1. Based on the simulation one can see that the aggregate achievable transmission rate has been raised during the time slots.
2. The problem is formulated as a non-convex problem, thus the simulation will be dramatically different if one changes the initial trajectory. The result shows only a local minimum based on the initial trajectories.
3. Until now we did not give our solutions to calculate minimum time slot M yet, but keep this in mind, due to the symmetric and heuristic analysis, M should be much smaller than the total permitted time. (10 - 2 x smaller)

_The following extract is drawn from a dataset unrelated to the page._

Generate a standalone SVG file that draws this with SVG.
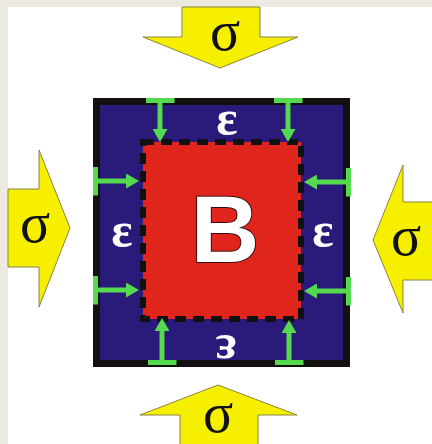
<svg xmlns="http://www.w3.org/2000/svg" width="432" height="444" viewBox="0 0 432 444">
<style>
.force{fill:#f7ef00;stroke:#8a8440;stroke-width:1}
.sig{font-family:"Liberation Serif","DejaVu Serif",serif;font-size:56px;fill:#111;text-anchor:middle}
.eps{font-family:"Liberation Serif","DejaVu Serif",serif;font-size:50px;font-weight:bold;fill:#fff;text-anchor:middle}
.g{stroke:#55d94f;stroke-width:5;fill:none}
</style>
<defs>
<marker id="head" markerUnits="userSpaceOnUse" viewBox="0 0 13 15" markerWidth="13" markerHeight="15" refX="0" refY="7.5" orient="auto">
<path d="M0,0 L13,7.5 L0,15 z" fill="#55d94f"/>
</marker>
<marker id="bar" markerUnits="userSpaceOnUse" viewBox="0 0 5 29" markerWidth="5" markerHeight="29" refX="0" refY="14.5" orient="auto">
<rect x="0" y="0" width="5" height="29" fill="#55d94f"/>
</marker>
</defs>
<rect x="0" y="0" width="432" height="444" fill="#ece9e1"/>
<rect x="8" y="7" width="424" height="437" fill="#ffffff"/>

<g id="force-top">
<polygon class="force" points="182,7 260,7 260,37 298,37 220,68 143,37 182,37"/>
<text class="sig" x="225" y="50">σ</text>
</g>
<g id="force-left">
<polygon class="force" points="8,189 39,189 39,150 70,228 39,307 39,267 8,267"/>
<text class="sig" x="35" y="242">σ</text>
</g>
<g id="force-right">
<polygon class="force" points="433,202 403,202 403,165 373,240 403,313 403,280 433,280"/>
<text class="sig" x="406" y="255">σ</text>
</g>
<g id="force-bottom">
<polygon class="force" points="180,445 180,415 140,415 218,385 297,415 258,415 258,445"/>
<text class="sig" x="218" y="432">σ</text>
</g>

<g id="matrix">
<rect x="96.5" y="101.5" width="250" height="262" fill="#2a1a7a" stroke="#141010" stroke-width="7"/>
<text class="eps" x="227" y="135">ε</text>
<text class="eps" x="122" y="247">ε</text>
<text class="eps" x="323" y="247">ε</text>
<text class="eps" transform="rotate(180 226 347)" x="226" y="359">ε</text>
</g>

<g id="body">
<rect x="143" y="142" width="158" height="177" fill="#e0261c" stroke="#111" stroke-width="6" stroke-dasharray="11 7"/>
<text x="225" y="262" font-family="'Liberation Sans',Arial,sans-serif" font-weight="bold" font-size="95" fill="#fff" stroke="#3a0a08" stroke-width="2" paint-order="stroke" text-anchor="middle">B</text>
</g>

<g id="connectors">
<line class="g" x1="160" y1="98" x2="160" y2="129" marker-start="url(#bar)" marker-end="url(#head)"/>
<line class="g" x1="288" y1="98" x2="288" y2="129" marker-start="url(#bar)" marker-end="url(#head)"/>
<line class="g" x1="162" y1="365" x2="162" y2="331" marker-start="url(#bar)" marker-end="url(#head)"/>
<line class="g" x1="289" y1="365" x2="289" y2="333" marker-start="url(#bar)" marker-end="url(#head)"/>
<line class="g" x1="93" y1="181" x2="126" y2="181" marker-start="url(#bar)" marker-end="url(#head)"/>
<line class="g" x1="93" y1="290" x2="126" y2="290" marker-start="url(#bar)" marker-end="url(#head)"/>
<line class="g" x1="351" y1="182" x2="317" y2="182" marker-start="url(#bar)" marker-end="url(#head)"/>
<line class="g" x1="351" y1="291" x2="317" y2="291" marker-start="url(#bar)" marker-end="url(#head)"/>
</g>
</svg>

4. The centralized SCA algorithm requires a large amount of time to converge to the local optimal result, and when the scale of the problem gets larger, the dimension of the optimization will increase exponentially, and the computation time will become incredibly long. One solution is to propose a parallel algorithm to compute the result in a 'multi-thread' way. In fact, we have implemented a ADMM solution for parallel computing, but due to the scale of this course project, we have to terminate our research here. In the future, nevertheless, we will study on these issues in order to find new approaches to reduce the computation overhead and enhance the robustness of the algorithm.